Prohibition opened a new world of commerce in rural Hancock County. Bootlegging and moonshining were illegal but profitable and many tracts of woods had hidden stills.
Enough time has passed that the Cuevases and their kin talk about the rum-running era, which Otis and Ann Sharpe bought into it. Literally.
In the late 1990s the couple purchased a two-story 1890 house on the Kiln-DeLisle Road.
“Our home was one of the centers of boot-legging, and they had two cat houses and a casino on the back of the land,” said Otis Sharpe. “At least that’s what we’re hearing.
“Everyone who comes along tells us about it. Some knock on the door and say ‘We want to see what you’ve done to the old house,’ and they come in and look and start talking. We’ve heard that out front Cy Cuevas had a little store with sugar stacked to the ceiling because he furnished to the bootleggers.”
The house was built by a Cuevas, who owned a Rotten Bayou sawmill, and the Sharpes bought from then-92-year-old “Miss Jessie” Cuevas. They stabilized, stripped layers of paint of cedar paneling, redid floors, then filled the rooms with 1800s antiques.
“When we finished,” he said, “the house looked just like it did in 1890.”

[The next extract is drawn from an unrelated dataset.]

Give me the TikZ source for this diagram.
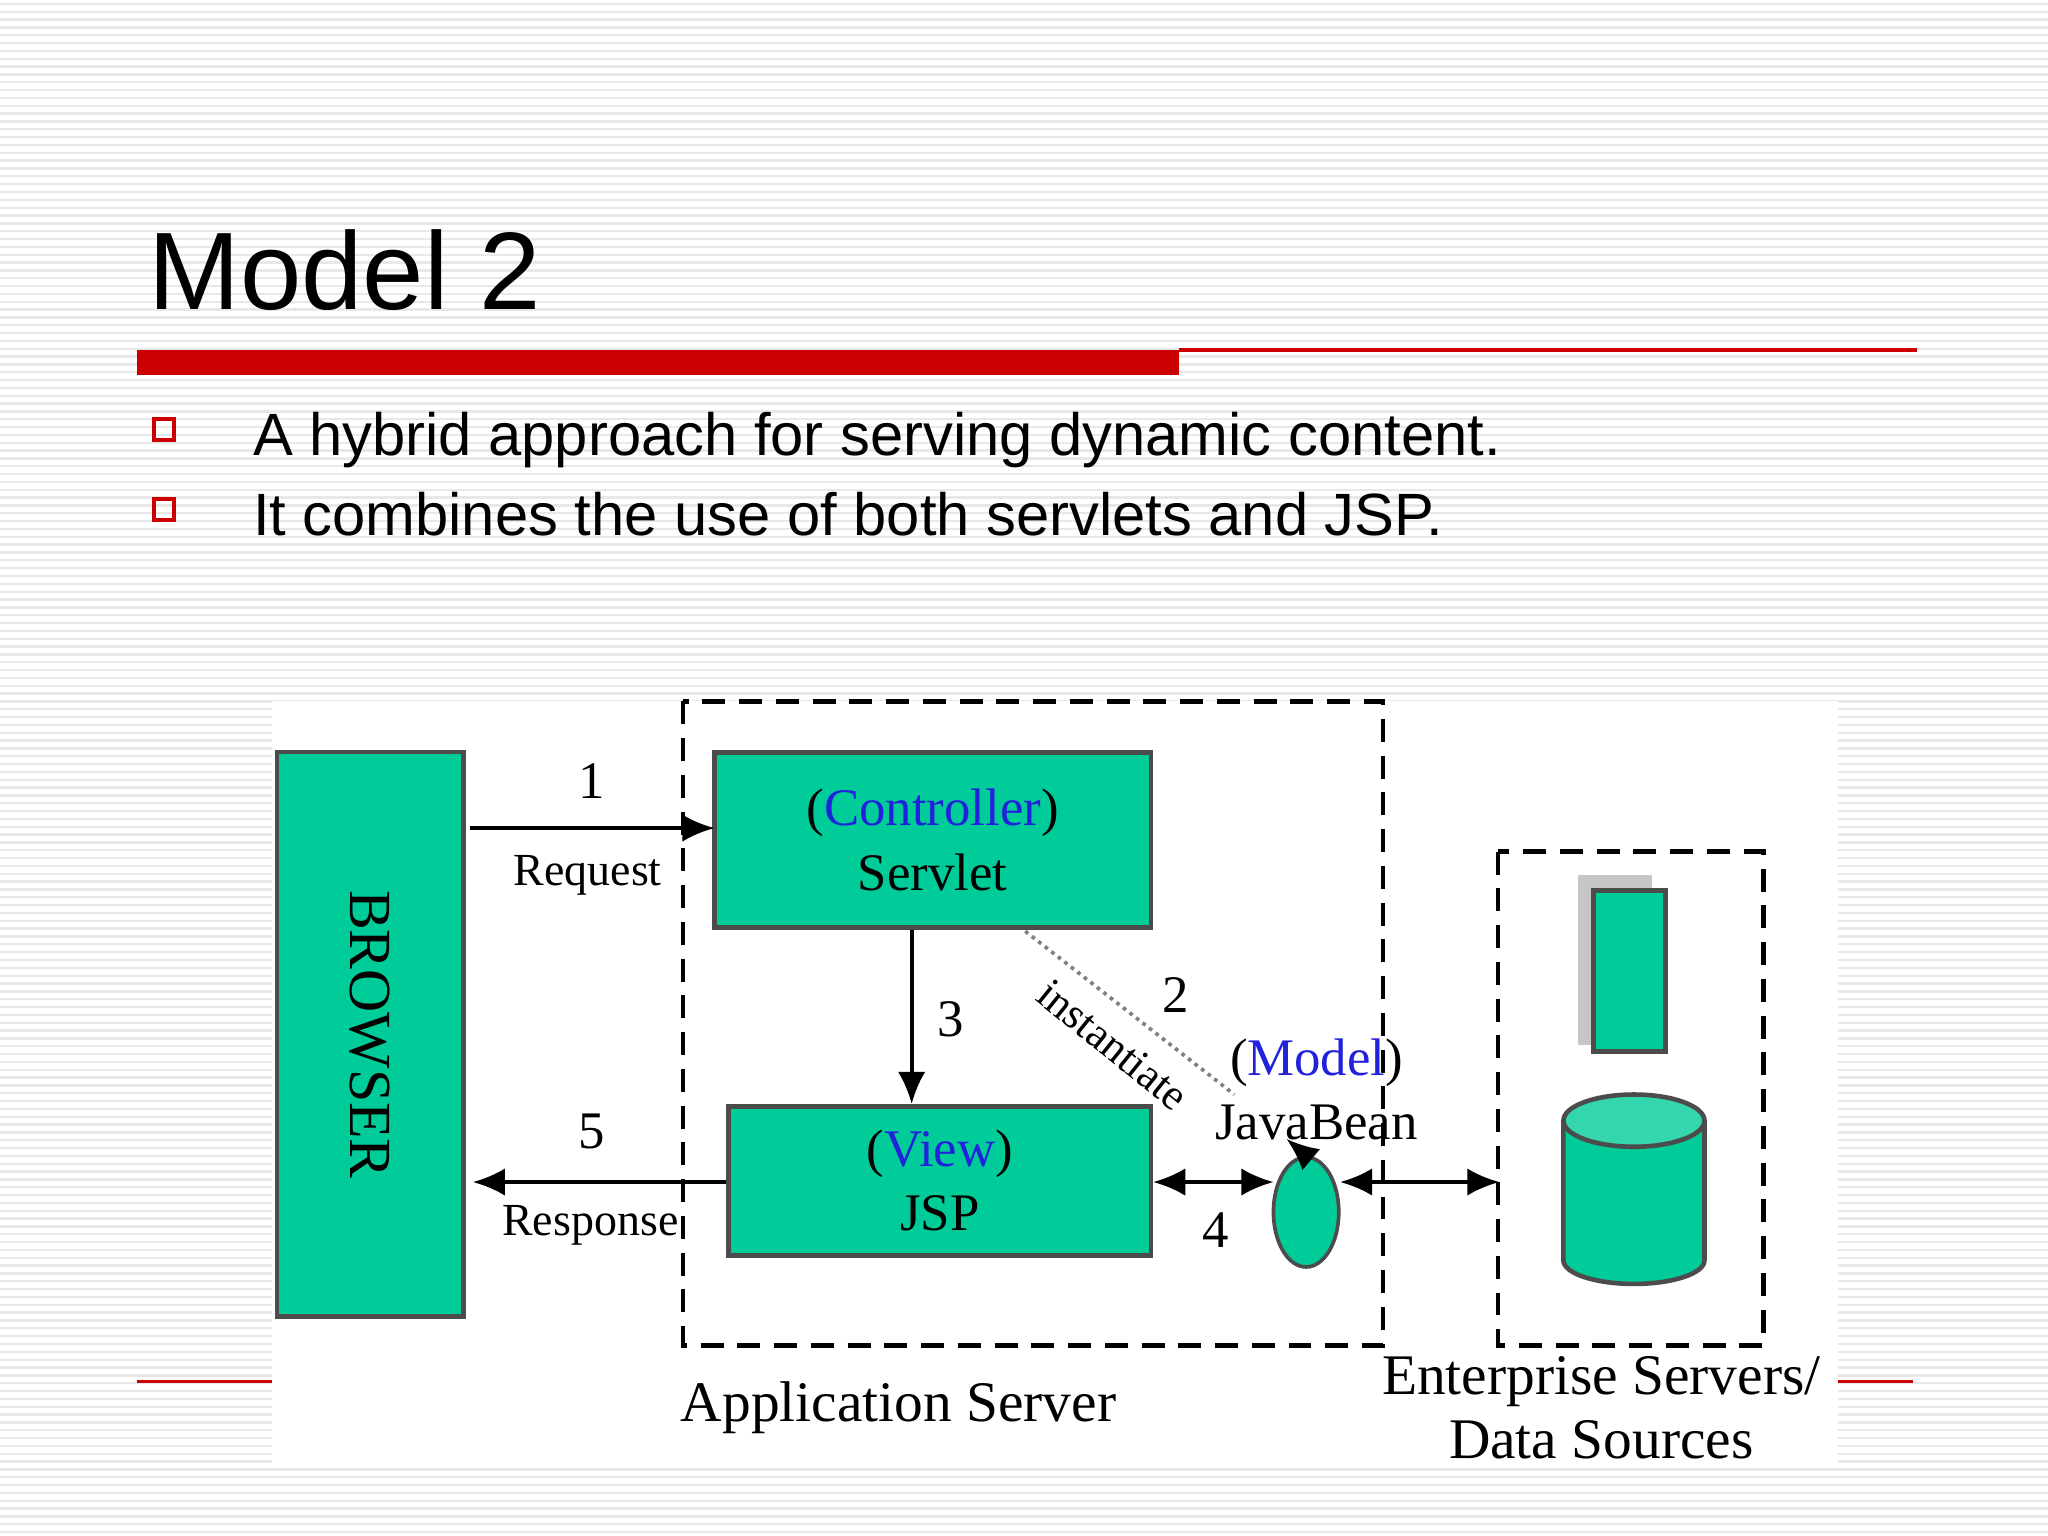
\documentclass[tikz,border=0pt]{standalone}
\usepackage{fontspec}
\setmainfont{Liberation Serif}
\newfontfamily\sans{Liberation Sans}
\usetikzlibrary{shapes.geometric,arrows.meta}
\definecolor{teal1}{HTML}{00CC99}
\definecolor{redbar}{HTML}{CC0000}
\definecolor{bluet}{HTML}{2222DD}
\begin{document}
\begin{tikzpicture}[x=0.01cm,y=-0.01cm,
  box/.style={draw=black!70,line width=1pt,fill=teal1},
  lbl/.style={font=\fontsize{10}{12}\selectfont},
  big/.style={font=\fontsize{11.5}{14}\selectfont},
  arr/.style={-{Latex[length=7pt,width=6pt]},line width=0.8pt},
  darr/.style={{Latex[length=7pt,width=6pt]}-{Latex[length=7pt,width=6pt]},line width=0.8pt},
  dsh/.style={dashed,line width=1pt,dash pattern=on 5pt off 3pt}]
\useasboundingbox (0,0) rectangle (1568,1176);
\fill[gray!18] (0,0) rectangle (1568,1176);
\foreach \y in {0,6,...,1176} \draw[white,line width=1.2pt] (0,\y) -- (1568,\y);
% title
\node[anchor=base west,inner sep=0,font=\sans\fontsize{24}{28}\selectfont] (title) at (113,237) {Model 2};
\fill[redbar] (105,268) rectangle (903,287);
\draw[redbar,line width=0.8pt] (903,268) -- (1468,268);
\draw[redbar,line width=0.9pt] (118,321) rectangle (133,337);
\draw[redbar,line width=0.9pt] (118,382) rectangle (133,398);
\node[anchor=base west,inner sep=0,font=\sans\fontsize{13}{15}\selectfont] (b1) at (193,349) {A hybrid approach for serving dynamic content.};
\node[anchor=base west,inner sep=0,font=\sans\fontsize{13}{15}\selectfont] (b2) at (193,410) {It combines the use of both servlets and JSP.};
\draw[redbar,line width=0.6pt] (105,1058) -- (208,1058);
\draw[redbar,line width=0.6pt] (1407,1058) -- (1465,1058);
% panel
\fill[white] (208,537) rectangle (1407,1122);
\node[box,minimum width=1.43cm,minimum height=4.32cm] (browser) at (283.5,792) {};
\node[rotate=-90,font=\fontsize{13}{16}\selectfont] at (browser) {BROWSER};
\draw[dsh] (523,537) rectangle (1059,1030);
\node[box,minimum width=3.34cm,minimum height=1.34cm,align=center,big] (servlet) at (714,643) {(\textcolor{bluet}{Controller})\\Servlet};
\node[box,minimum width=3.23cm,minimum height=1.14cm,align=center,big] (jsp) at (719.5,904) {(\textcolor{bluet}{View})\\JSP};
\coordinate (reqs) at (360,634);
\coordinate (reqe) at (547,634);
\draw[arr] (reqs) -- (reqe);
\node[big] (n1) at (453,598) {1};
\node[lbl] (req) at (450,670) {Request};
\coordinate (rese) at (362,905);
\draw[arr] (jsp.west |- rese) -- (rese);
\node[big] (n5) at (453,866) {5};
\node[lbl] (res) at (452,938) {Response};
\draw[arr] (servlet.south -| 698,0) -- (jsp.north -| 698,0);
\node[big] (n3) at (728,780) {3};
\node[ellipse,box,line width=0.8pt,minimum width=0.5cm,minimum height=0.84cm,inner sep=0] (bean) at (1000,928) {};
\coordinate (inst) at (945,838);
\draw[gray,densely dotted,line width=0.8pt] (785,713) -- (inst);
\node[rotate=-39,font=\fontsize{9.5}{12}\selectfont] (instl) at (852,800) {instantiate};
\node[big] (n2) at (900,762) {2};
\node[big,align=center,inner sep=0] (model) at (1008,834) {(\textcolor{bluet}{Model})\\JavaBean};
\coordinate (beantip) at (985,872);
\draw[arr] (bean.north) -- (beantip);
\coordinate (bl) at (975,905);
\coordinate (br) at (1026,905);
\draw[darr] (jsp.east |- bl) -- (bl);
\node[big] (n4) at (931,942) {4};
\coordinate (ent) at (1148,905);
\draw[darr] (br) -- (ent);
\draw[dsh] (1147,652) rectangle (1350,1030);
\fill[gray!45] (1208,670) rectangle (1265,800);
\node[box,minimum width=0.55cm,minimum height=1.23cm] (srv) at (1247.5,743.5) {};
\draw[box] (1197,858) -- (1197,965) arc[start angle=180,end angle=360,x radius=54,y radius=-18] -- (1305,858);
\draw[box,fill=teal1!80!white] (1251,858) ellipse[x radius=54,y radius=20];
\node[font=\fontsize{12.5}{15}\selectfont] (app) at (688,1078) {Application Server};
\node[font=\fontsize{12.5}{14}\selectfont,align=center,inner sep=0] (entl) at (1226,1078) {Enterprise Servers/\\Data Sources};
\end{tikzpicture}
\end{document}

It still does, on the outside, but that is deceptive. Katrina washed eight feet of water from the Jourdan River, and nearby bayous into the house. Without direct surge from the Gulf, the exterior fared better but the interior first floor was wrecked. They lost antiques and their restoration was undone.
“We’re going to restore it back just like it was,” said Sharpe, a retried contractor who agreed to help Waveland recovery by directing the building department. "We’re already buying Federal Empire furniture and putting it in storage until we have a place for it.”